Spencer appealed the decision but the Saskatchewan Court of Appeal previously ruled “there is no reasonable expectation of privacy for basic internet subscriber information”. The Supreme Court of Canada however disagreed:
the Internet has exponentially increased both the quality and quantity of information that is stored about Internet users. Browsing logs, for example, may provide detailed information about users’ interests. Search engines may gather records of users’ search terms. Advertisers may track their users across networks of websites, gathering an overview of their interests and concerns. “Cookies” may be used to track consumer habits and may provide information about the options selected within a website, which web pages were visited before and after the visit to the host website and any other personal information provided. The user cannot fully control or even necessarily be aware of who may observe a pattern of online activity, but by remaining anonymous – by guarding the link between the information and the identity of the person to whom it relates – the user can in large measure be assured that the activity remains private.
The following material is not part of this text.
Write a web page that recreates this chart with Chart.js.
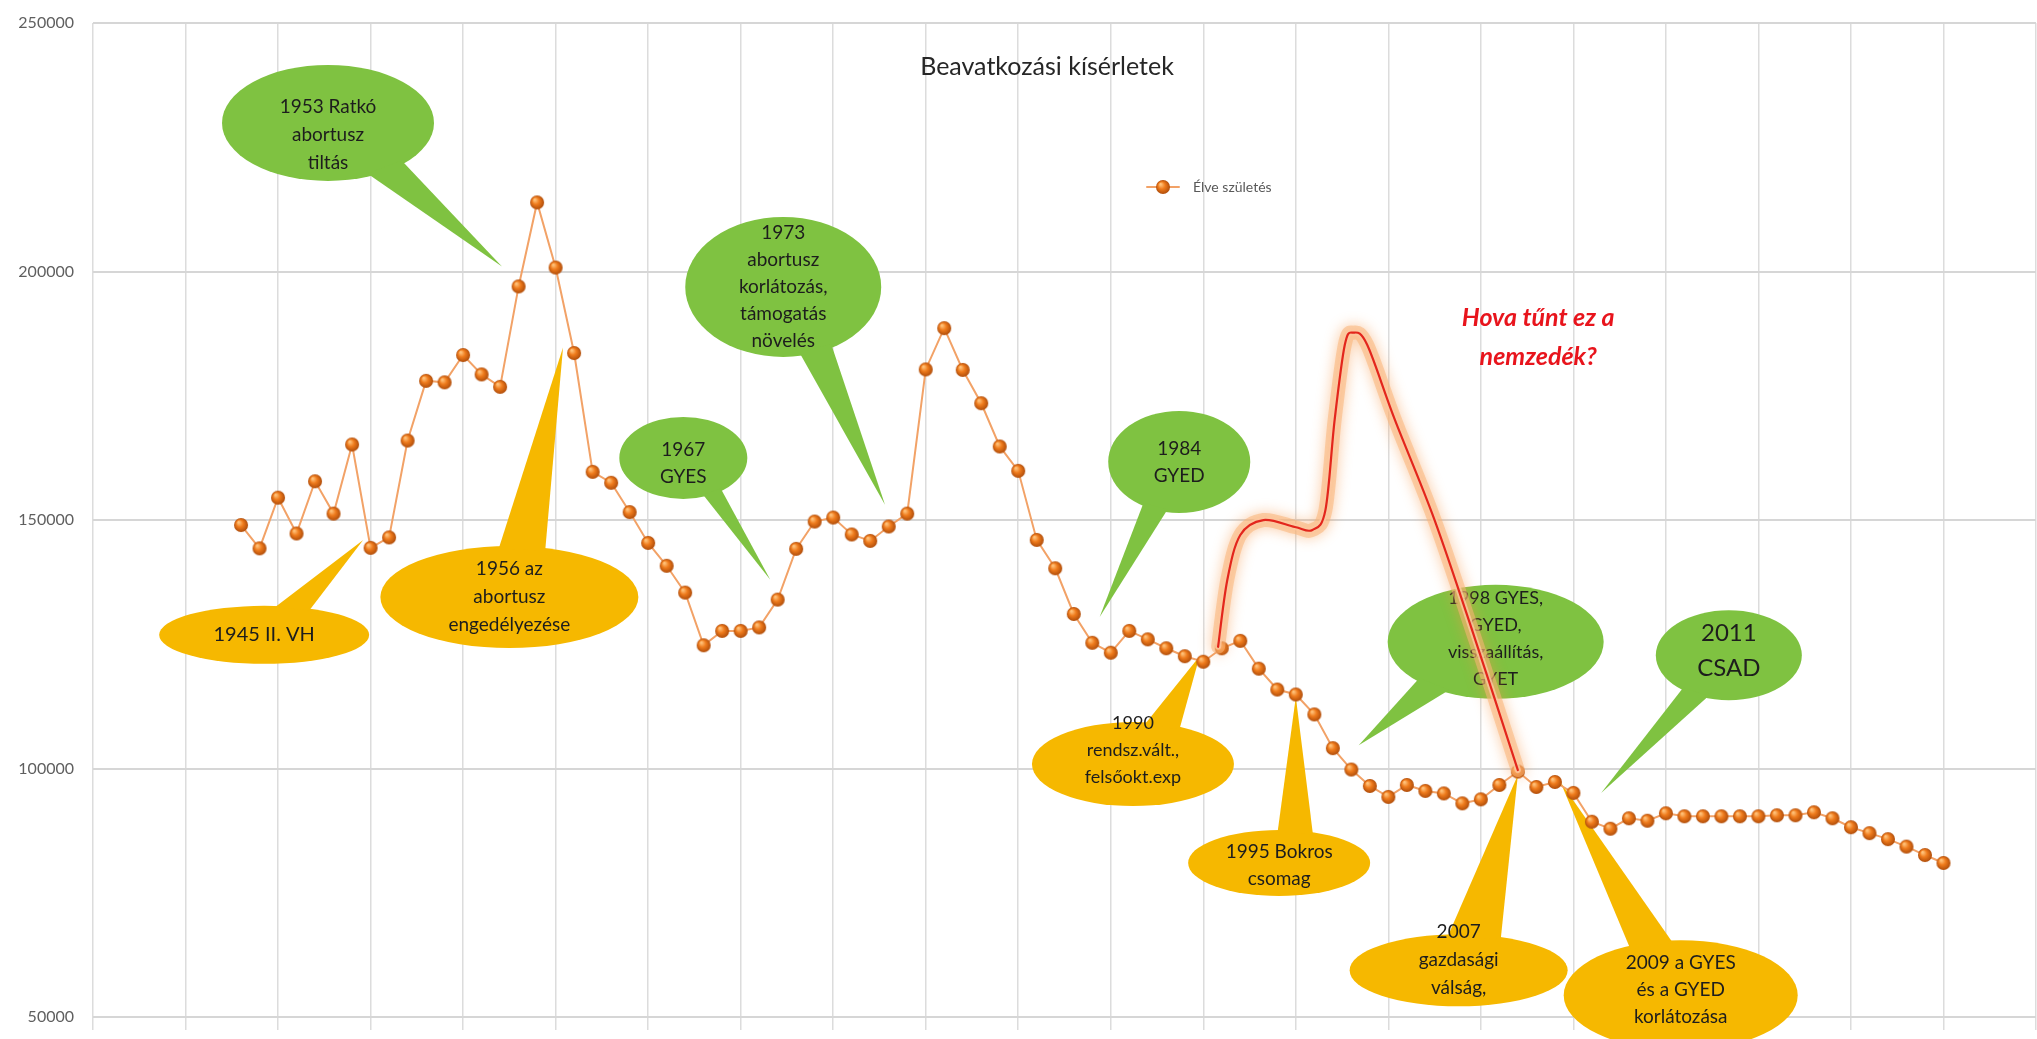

This decision comes at a critical time in Canada as the Canadian government is currently debating privacy reform in the form of two bills – lawful access (Bill C-13) and Personal Information Protection and Electronic Documents Act (PIPEDA) reform (Bill S-4). One of the contentious issues for Canadians in these bills is the government’s desire to expand the scope of warrantless voluntary disclosure of personal information from ISPs and telecommunications companies.
Michael Geist, the Canada Research Chair in Internet and E-commerce Law, has examined the decision and calls it “a huge victory for internet privacy” and says that it “blows away government plans for reform”. Geist continues with a few key findings:
- First, the Court recognizes that there is a privacy interest in subscriber information.
- Second, the court expands our understanding of informational privacy, concluding that there three conceptually distinct issues: privacy as secrecy, privacy as control, and privacy as anonymity.
- Third, not only is there a significant privacy interest, but there is also a reasonable expectation of privacy by the user.
- Fourth, having concluded that obtaining subscriber information was a search with a reasonable expectation of privacy, the information was unconstitutionally obtained therefore led to an unlawful search.
The decision was unanimous and based on the findings, “ISPs are not required to disclose this information and this case reaches the conclusion that they are not permitted to do so absent a warrant either. This means ISPs must change their practices on voluntary warrantless disclosure.”
Even though the Supreme Court ultimately dismissed Spencer’s appeal by finding that the “police acted reasonably and in good faith”, the decision regarding Canadian Internet user’s privacy is indeed a huge victory for internet privacy.